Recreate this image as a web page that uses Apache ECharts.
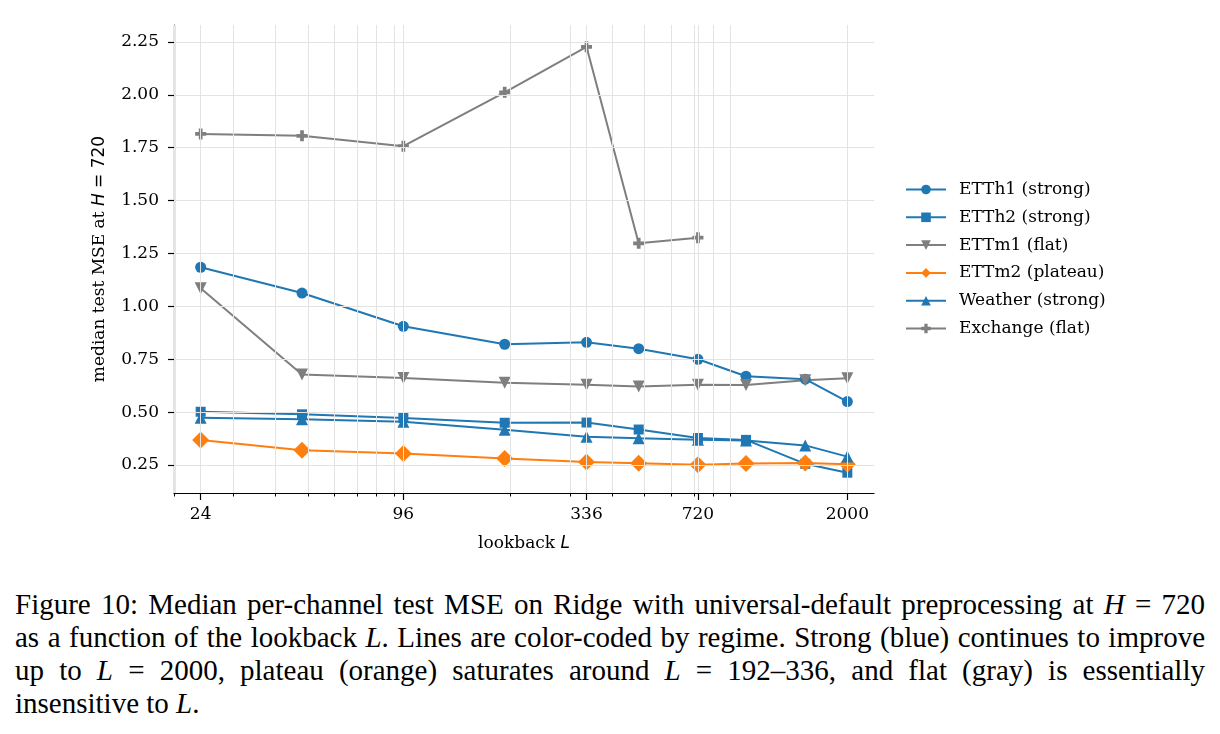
<!DOCTYPE html>
<html>
<head>
<meta charset="utf-8">
<title>Median test MSE vs lookback</title>
<script src="https://cdn.jsdelivr.net/npm/echarts@6/dist/echarts.min.js"></script>
<style>
  body { margin: 0; background: #fff; }
  #chart { position: absolute; left: 0; top: 0; width: 1220px; height: 570px; }
  #caption {
    position: absolute; left: 15px; top: 588px; width: 1190px;
    font-family: "Liberation Serif", serif; font-size: 29px; line-height: 33px;
    color: #000;
  }
  #caption .ln { white-space: nowrap; text-align: justify; text-align-last: justify; }
  #caption .last { white-space: nowrap; }
  #caption i { font-style: italic; }
</style>
</head>
<body>
<div id="chart"></div>
<div id="caption">
  <div class="ln">Figure 10: Median per-channel test MSE on Ridge with universal-default preprocessing at <i>H</i> = 720</div>
  <div class="ln">as a function of the lookback <i>L</i>. Lines are color-coded by regime. Strong (blue) continues to improve</div>
  <div class="ln">up to <i>L</i> = 2000, plateau (orange) saturates around <i>L</i> = 192&ndash;336, and flat (gray) is essentially</div>
  <div class="last">insensitive to <i>L</i>.</div>
</div>
<script>
// lookback values (x) and tick positions
const lookbacks = [24, 48, 96, 192, 336, 480, 720, 1000, 1500, 2000]
const xMajorTicks = [24, 96, 336, 720, 2000]
const xMinorTicks = [20, 30, 40, 50, 60, 70, 80, 90, 200, 300, 400, 500, 600, 700, 800, 900, 2000]
const yTicks = [0.25, 0.5, 0.75, 1.0, 1.25, 1.5, 1.75, 2.0, 2.25]

// median test MSE at H = 720
const etth1 = [1.185, 1.063, 0.906, 0.821, 0.830, 0.800, 0.750, 0.670, 0.656, 0.550]
const etth2 = [0.502, 0.490, 0.473, 0.450, 0.451, 0.418, 0.378, 0.369, 0.256, 0.214]
const ettm1 = [1.086, 0.678, 0.661, 0.639, 0.630, 0.621, 0.630, 0.629, 0.651, 0.660]
const ettm2 = [0.368, 0.320, 0.305, 0.281, 0.265, 0.259, 0.252, 0.258, 0.260, 0.254]
const weather = [0.474, 0.467, 0.455, 0.417, 0.384, 0.377, 0.370, 0.366, 0.343, 0.290]
const exchange = [1.815, 1.806, 1.757, 2.012, 2.227, 1.298, 1.325]

const BLUE = '#1f77b4'
const ORANGE = '#ff7f0e'
const GRAY = '#7f7f7f'
const GRID = '#e3e3e3'
const PLUS = 'path://M0.33,0H0.67V0.33H1V0.67H0.67V1H0.33V0.67H0V0.33H0.33Z'

function pairs(vals) {
  return vals.map((v, i) => [lookbacks[i], v])
}

function lineSeries(name, vals, color, symbol, size, rotate) {
  return {
    name: name,
    type: 'line',
    data: pairs(vals),
    xAxisIndex: 0,
    yAxisIndex: 0,
    symbol: symbol,
    symbolSize: size,
    symbolRotate: rotate || 0,
    showAllSymbol: true,
    z: 3,
    lineStyle: { color: color, width: 2 },
    itemStyle: { color: color },
    emphasis: { disabled: true }
  }
}

const chart = echarts.init(document.getElementById('chart'))

const gridLines = []
xMajorTicks.concat(xMinorTicks).forEach(v => gridLines.push({ xAxis: v }))
yTicks.forEach(v => gridLines.push({ yAxis: v }))

const serifFont = 'DejaVu Serif'
const fs = 17

chart.setOption({
  animation: false,
  grid: { left: 174, top: 25, width: 700, height: 468 },
  legend: {
    orient: 'vertical',
    left: 905,
    top: 181,
    padding: 0,
    itemWidth: 40,
    itemHeight: 12,
    itemGap: 10.8,
    data: ['ETTh1 (strong)', 'ETTh2 (strong)', 'ETTm1 (flat)', 'ETTm2 (plateau)', 'Weather (strong)', 'Exchange (flat)'],
    textStyle: { fontFamily: serifFont, fontSize: fs, color: '#000', padding: [0, 0, 0, 8], lineHeight: 17 }
  },
  xAxis: [{
    type: 'log',
    logBase: 10,
    min: 20,
    max: 2400,
    position: 'bottom',
    name: 'lookback {i|L}',
    nameLocation: 'middle',
    nameGap: 42,
    nameTextStyle: {
      fontFamily: serifFont, fontSize: fs, color: '#000',
      rich: { i: { fontFamily: 'DejaVu Sans', fontStyle: 'italic', fontSize: fs, color: '#000' } }
    },
    axisLine: { lineStyle: { color: '#000', width: 1.2 } },
    axisTick: { customValues: xMajorTicks, length: 7, lineStyle: { color: '#000', width: 1.2 } },
    axisLabel: {
      customValues: xMajorTicks,
      margin: 13,
      fontFamily: serifFont, fontSize: fs, color: '#000',
      formatter: v => String(Math.round(v))
    },
    splitLine: { show: false },
    minorTick: { show: false }
  }, {
    type: 'log',
    logBase: 10,
    min: 20,
    max: 2400,
    position: 'bottom',
    offset: 0,
    axisLine: { show: false },
    axisTick: { customValues: xMinorTicks, length: 3.5, lineStyle: { color: '#000', width: 1 } },
    axisLabel: { show: false },
    splitLine: { show: false }
  }],
  yAxis: {
    type: 'value',
    min: 0.118,
    max: 2.33,
    name: 'median test MSE at {i|H}{m| = 720}',
    nameLocation: 'middle',
    nameRotate: 90,
    nameGap: 66,
    nameTextStyle: {
      fontFamily: serifFont, fontSize: fs, color: '#000',
      rich: {
        i: { fontFamily: 'DejaVu Sans', fontStyle: 'italic', fontSize: fs, color: '#000' },
        m: { fontFamily: 'DejaVu Sans', fontSize: fs, color: '#000' }
      }
    },
    axisLine: { show: true, lineStyle: { color: '#000', width: 1.2 } },
    axisTick: { show: true, customValues: yTicks, length: 6, lineStyle: { color: '#000', width: 1.2 } },
    axisLabel: {
      customValues: yTicks,
      margin: 15,
      fontFamily: serifFont, fontSize: fs, color: '#000',
      formatter: v => v.toFixed(2)
    },
    splitLine: { show: false }
  },
  series: [
    {
      name: 'grid',
      type: 'line',
      data: [],
      z: 1,
      silent: true,
      markLine: {
        silent: true,
        symbol: 'none',
        label: { show: false },
        lineStyle: { color: GRID, width: 1, type: 'solid' },
        emphasis: { disabled: true },
        data: gridLines
      }
    },
    lineSeries('ETTh1 (strong)', etth1, BLUE, 'circle', 11),
    lineSeries('ETTh2 (strong)', etth2, BLUE, 'rect', 10),
    lineSeries('ETTm1 (flat)', ettm1, GRAY, 'triangle', 12, 180),
    lineSeries('ETTm2 (plateau)', ettm2, ORANGE, 'diamond', 17),
    lineSeries('Weather (strong)', weather, BLUE, 'triangle', 12),
    lineSeries('Exchange (flat)', exchange, GRAY, PLUS, 11)
  ]
})
</script>
</body>
</html>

■ ■ ■

# Exercise brief:
Leave the pictures out and please restate exactly the lines running from the start of the material through the one with "1.75, 2.0, 2.25]".

# Answer to the exercise:
Recreate this image as a web page that uses Apache ECharts.
<!DOCTYPE html>
<html>
<head>
<meta charset="utf-8">
<title>Median test MSE vs lookback</title>
<script src="https://cdn.jsdelivr.net/npm/echarts@6/dist/echarts.min.js"></script>
<style>
  body { margin: 0; background: #fff; }
  #chart { position: absolute; left: 0; top: 0; width: 1220px; height: 570px; }
  #caption {
    position: absolute; left: 15px; top: 588px; width: 1190px;
    font-family: "Liberation Serif", serif; font-size: 29px; line-height: 33px;
    color: #000;
  }
  #caption .ln { white-space: nowrap; text-align: justify; text-align-last: justify; }
  #caption .last { white-space: nowrap; }
  #caption i { font-style: italic; }
</style>
</head>
<body>
<div id="chart"></div>
<div id="caption">
  <div class="ln">Figure 10: Median per-channel test MSE on Ridge with universal-default preprocessing at <i>H</i> = 720</div>
  <div class="ln">as a function of the lookback <i>L</i>. Lines are color-coded by regime. Strong (blue) continues to improve</div>
  <div class="ln">up to <i>L</i> = 2000, plateau (orange) saturates around <i>L</i> = 192&ndash;336, and flat (gray) is essentially</div>
  <div class="last">insensitive to <i>L</i>.</div>
</div>
<script>
// lookback values (x) and tick positions
const lookbacks = [24, 48, 96, 192, 336, 480, 720, 1000, 1500, 2000]
const xMajorTicks = [24, 96, 336, 720, 2000]
const xMinorTicks = [20, 30, 40, 50, 60, 70, 80, 90, 200, 300, 400, 500, 600, 700, 800, 900, 2000]
const yTicks = [0.25, 0.5, 0.75, 1.0, 1.25, 1.5, 1.75, 2.0, 2.25]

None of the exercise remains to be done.